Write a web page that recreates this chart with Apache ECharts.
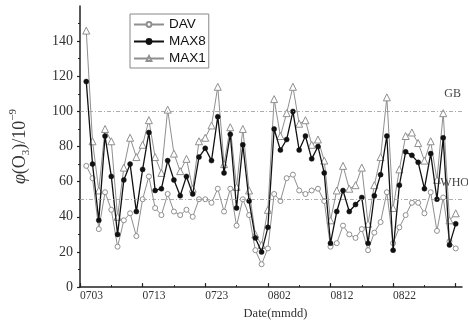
<!DOCTYPE html>
<html>
<head>
<meta charset="utf-8">
<script src="https://cdn.jsdelivr.net/npm/echarts@6/dist/echarts.min.js"></script>
<style>
  html, body { margin: 0; padding: 0; background: #fff; }
  #chart { width: 468px; height: 325px; }
</style>
</head>
<body>
<div id="chart"></div>
<script>
// day index 0 = 0703, points start at 0704 (index 1)
const tickLabels = ['0703', '0713', '0723', '0802', '0812', '0822'];
const tickDays = [0, 10, 20, 30, 40, 50, 60];
const minorDays = [5, 15, 25, 35, 45, 55];

const dav = [69, 62, 33, 54, 44, 23, 38, 42, 29, 50,
  63, 45, 41, 53, 43, 41, 44, 40, 50, 50,
  48, 56, 43, 56, 35, 50, 41, 21, 13, 22,
  53, 49, 62, 64, 55, 53, 55, 56, 49, 23,
  25, 35, 30, 28, 33, 21, 31, 37, 54, 25,
  34, 41, 48, 48, 42, 54, 32, 51, 26, 22];
const max8 = [117, 70, 38, 86, 63, 30, 61, 70, 43, 67,
  88, 55, 56, 72, 61, 52, 63, 53, 74, 79,
  72, 97, 65, 87, 45, 81, 49, 28, 20, 34,
  90, 78, 84, 100, 78, 86, 73, 80, 65, 25,
  43, 55, 43, 47, 51, 25, 52, 64, 86, 21,
  58, 77, 75, 71, 56, 76, 50, 85, 24, 36];
const max1 = [146, 83, 55, 90, 83, 40, 68, 85, 74, 81,
  95, 74, 65, 101, 76, 66, 73, 56, 83, 85,
  92, 114, 70, 91, 57, 90, 55, 30, 24, 44,
  107, 86, 99, 114, 93, 95, 81, 84, 72, 38,
  55, 69, 56, 58, 68, 36, 58, 74, 108, 45,
  67, 86, 88, 82, 72, 83, 61, 99, 38, 42];

const gbLimit = 100;
const whoLimit = 50;

const toPairs = arr => arr.map((v, i) => [i + 1, v]);

const chart = echarts.init(document.getElementById('chart'), null, { renderer: 'canvas' });

const serif = 'Liberation Serif';
const grey = '#8f8f8f';

chart.setOption({
  animation: false,
  backgroundColor: '#fff',
  grid: { left: 76, right: 6, top: 6, bottom: 33 },
  legend: {
    left: 130, top: 14,
    orient: 'vertical',
    itemWidth: 30, itemHeight: 6, itemGap: 2,
    padding: [3, 3, 2, 3],
    borderColor: '#888', borderWidth: 1,
    textStyle: { fontFamily: 'Liberation Sans', fontSize: 13.5, color: '#111', lineHeight: 15 },
    data: ['DAV', 'MAX8', 'MAX1']
  },
  xAxis: [{
    type: 'value', min: 0, max: 61,
    interval: 10,
    splitLine: { show: false },
    axisLine: { lineStyle: { color: '#222', width: 1.5 } },
    axisTick: { inside: true, length: 4, customValues: tickDays, lineStyle: { color: '#222', width: 1.2 } },
    axisLabel: {
      customValues: tickDays.slice(0, tickLabels.length),
      formatter: v => tickLabels[tickDays.indexOf(v)] || '',
      align: 'left', margin: 3,
      fontFamily: serif, fontSize: 11.5, color: '#333'
    },
    name: 'Date(mmdd)', nameLocation: 'middle', nameGap: 16,
    nameTextStyle: { fontFamily: serif, fontSize: 12.5, color: '#333', padding: [0, 0, 0, 9] }
  }, {
    type: 'value', min: 0, max: 61, position: 'bottom',
    interval: 10,
    splitLine: { show: false },
    axisLine: { show: false },
    axisTick: { inside: true, length: 2, customValues: minorDays, lineStyle: { color: '#222', width: 1 } },
    axisLabel: { show: false }
  }],
  yAxis: {
    type: 'value', min: 0, max: 160, interval: 20,
    splitLine: { show: false },
    axisLine: { show: true, lineStyle: { color: '#222', width: 1.5 } },
    axisTick: { show: true, length: 3, customValues: [0, 20, 40, 60, 80, 100, 120, 140], lineStyle: { color: '#222', width: 1.2 } },
    minorTick: { show: true, splitNumber: 2, length: 2, lineStyle: { color: '#222', width: 1 } },
    axisLabel: {
      customValues: [0, 20, 40, 60, 80, 100, 120, 140],
      margin: 7, fontFamily: serif, fontSize: 14, color: '#333'
    },
    name: '{phi|φ}{t|(O}{sub|3}{t|)/10}{sup|−9}',
    nameLocation: 'middle', nameRotate: 90, nameGap: 48,
    nameTextStyle: {
      rich: {
        phi: { fontFamily: serif, fontStyle: 'italic', fontSize: 18, color: '#333', lineHeight: 24 },
        t: { fontFamily: serif, fontSize: 18, color: '#333', lineHeight: 24 },
        sub: { fontFamily: serif, fontSize: 11, color: '#333', verticalAlign: 'bottom', lineHeight: 12 },
        sup: { fontFamily: serif, fontSize: 11, color: '#333', verticalAlign: 'top', lineHeight: 12 }
      }
    }
  },
  series: [{
    name: 'MAX1', type: 'line', data: toPairs(max1),
    symbol: 'triangle', symbolSize: 7, showAllSymbol: true,
    lineStyle: { color: grey, width: 1 },
    itemStyle: { color: '#fff', borderColor: grey, borderWidth: 1 },
    z: 2
  }, {
    name: 'DAV', type: 'line', data: toPairs(dav),
    symbol: 'circle', symbolSize: 5, showAllSymbol: true,
    lineStyle: { color: grey, width: 1 },
    itemStyle: { color: '#fff', borderColor: grey, borderWidth: 1 },
    markLine: {
      silent: true, symbol: 'none',
      lineStyle: { color: '#999', type: [4, 2, 1, 2], width: 0.8 },
      label: {
        position: 'insideEndTop', distance: [0, 8],
        fontFamily: serif, fontSize: 12, color: '#444'
      },
      data: [
        { yAxis: gbLimit, label: { formatter: 'GB', distance: [1, 12] } },
        { yAxis: whoLimit, label: { formatter: 'WHO', distance: [-7, 10] } }
      ]
    },
    z: 3
  }, {
    name: 'MAX8', type: 'line', data: toPairs(max8),
    symbol: 'circle', symbolSize: 5, showAllSymbol: true,
    lineStyle: { color: '#111', width: 1.3 },
    itemStyle: { color: '#111', borderColor: '#111', borderWidth: 0.5 },
    z: 4
  }]
});
</script>
</body>
</html>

**What you have to do**
Repeat the listing above exactly from its first line to the line containing "const minorDays = [5, 15, 25, 35, 45, 55];", both included, and omit the pictures.

**Output of the exercise**
Write a web page that recreates this chart with Apache ECharts.
<!DOCTYPE html>
<html>
<head>
<meta charset="utf-8">
<script src="https://cdn.jsdelivr.net/npm/echarts@6/dist/echarts.min.js"></script>
<style>
  html, body { margin: 0; padding: 0; background: #fff; }
  #chart { width: 468px; height: 325px; }
</style>
</head>
<body>
<div id="chart"></div>
<script>
// day index 0 = 0703, points start at 0704 (index 1)
const tickLabels = ['0703', '0713', '0723', '0802', '0812', '0822'];
const tickDays = [0, 10, 20, 30, 40, 50, 60];
const minorDays = [5, 15, 25, 35, 45, 55];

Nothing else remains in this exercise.